引越しの前後は忙しく、面倒に思いがちなのが「住民票の異動(移動)」です。
とくに実家から賃貸住宅に引っ越して、はじめて一人暮らしをする場合は、「賃貸だし、住所は実家のままにしておこう」と思う方もいるでしょう。
しかし賃貸でもきちんと移しておかないと、新しい街の生活で不便があったり、法的なペナルティーを受けたりする可能性もあるのです。
この記事では、住民票を移動する義務やしない場合のデメリットなどを解説します。
実家から賃貸住宅に引っ越すときに「住民票の異動」は義務!?
<住民票の大切な役割と引越しにともなう異動の義務>
ご存じの方が多いと思いますが、少しおさらいをしておくと、「住民票」とは住民基本台帳を構成する帳票で、住所のほかにも氏名や本籍などが記載されたものです。
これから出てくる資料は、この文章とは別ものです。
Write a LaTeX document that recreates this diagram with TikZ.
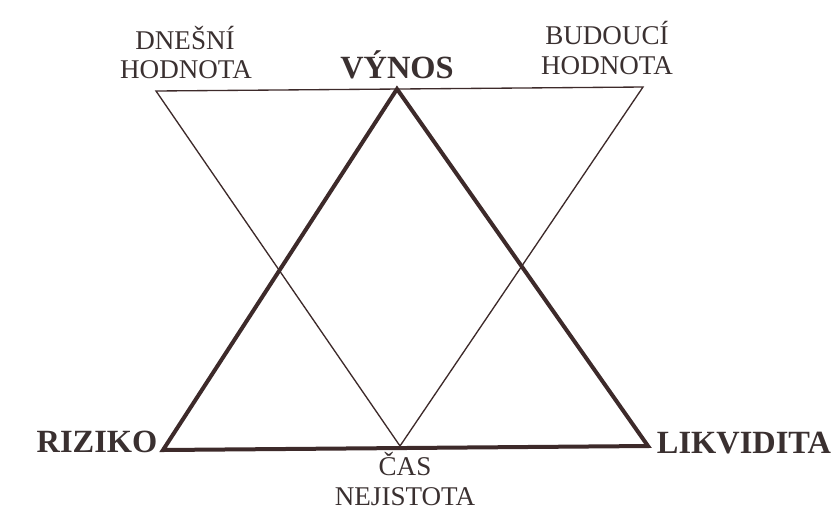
\documentclass[tikz,border=0pt]{standalone}
\usepackage{fontspec}
\setmainfont{Liberation Serif}
\definecolor{ink}{HTML}{3A3030}
\definecolor{lineink}{HTML}{3D2A2A}
\begin{document}
\begin{tikzpicture}[x=0.75pt,y=-0.75pt,
  thinline/.style={draw=lineink,line width=1.0pt,line join=miter},
  thickline/.style={draw=lineink,line width=3pt,line join=miter},
  lab/.style={text=ink,inner sep=0pt,anchor=base,font=\fontsize{20.3}{22}\selectfont},
  blab/.style={text=ink,inner sep=0pt,anchor=base,font=\fontsize{24.3}{27}\selectfont\bfseries}]
\useasboundingbox (0,0) rectangle (838,515);
% thin inverted triangle
\coordinate (tl) at (156,91);
\coordinate (tr) at (643,87);
\coordinate (tb) at (400,446);
\draw[thinline] (tl) -- (tr) -- (tb) -- cycle;
% thick triangle
\coordinate (ka) at (397,89);
\coordinate (kl) at (163,450);
\coordinate (kr) at (648,446);
\draw[thickline] (ka) -- (kr) -- (kl) -- cycle;
% labels
\node[lab] (dn1) at (185,49) {DNEŠNÍ};
\node[lab] (dn2) at (186,78) {HODNOTA};
\node[blab] (vy) at (397,78) {VÝNOS};
\node[lab] (bu1) at (607,44) {BUDOUCÍ};
\node[lab] (bu2) at (607,74) {HODNOTA};
\node[blab] (ri) at (97,452) {RIZIKO};
\node[blab] (li) at (744,453) {LIKVIDITA};
\node[lab] (ca1) at (405,475) {ČAS};
\node[lab] (ca2) at (405,505) {NEJISTOTA};
\end{tikzpicture}
\end{document}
写しなどが本人確認に使われますが、実は重要な役割を担っています。
たとえば国民健康保険や国民年金など、私たち個人の生活に深く関わる行政サービスの提供や管理の基礎になっています。
新しく暮らす街でも行政サービスを確実に受けられるようにするためには、「住民票の異動(移動)」がとても大切です。
転出・転入の手続きは、住民基本台帳法に基づいておこなわれます。
届け出に関して下記が定められています。
①引越し日から14日以内に届け出ること
➁正当な理由なく届け出をしない場合、5万円以下の過料を支払う
つまり、引越し後に異動の届け出をすることは法律上の義務でもあります。
<異動しなくてもよいケース>
異動の義務には、例外が設けられています。
①一時的な移住(1年のうちに旧住所に戻る見込み)
②生活拠点が変わらない(頻繁に実家に帰るなど)
これらに該当する場合の異動は任意となりますが、通常、該当するのは学生や短期の単身赴任者です。
実家を出て賃貸住宅などで本格的に一人暮らしをはじめる場合や、家族で引っ越して生活の拠点も変わるときなどは、やはり異動が必要です。
実家から賃貸住宅への引っ越しで住民票を移さない場合のデメリット
住民票を異動させないことは、実生活においてもデメリットが生じます。
●書類発行が煩雑になる
社会人は公的書類が必要になる場面も多く、印鑑証明や所得証明書などは、住民票のある役所で発行されます。
書類が必要になるたびに、旧住所の役所へ出向く事態は避けたいですね。
●住居手当、通勤手当が受けられない可能性
住民票の記載と現住所が違うと、会社への申請が通らず支給されないことがあります。
<そのほかのデメリット>
・新住所で実施される選挙に参加できない
・役所の大切な郵便物が新住所に届かない
・運転免許の更新はがきが新住所に届かない
・原則、住民票のある自治体でおこなう「確定申告」ができない、または手続きが煩雑になる
・新住所の街の公共施設やサービスが利用できない場合がある
実家から出て、賃貸住宅などで暮らしをはじめるときは、住民票異動の手続きを忘れずに予定しておきましょう。
ちなみに基本の手続きは、マイナンバーカード、印鑑、本人確認書類を持って旧住所の役所で転出届けをおこない、新住所の役所で転出証明書とともに転入届けを出すだけです。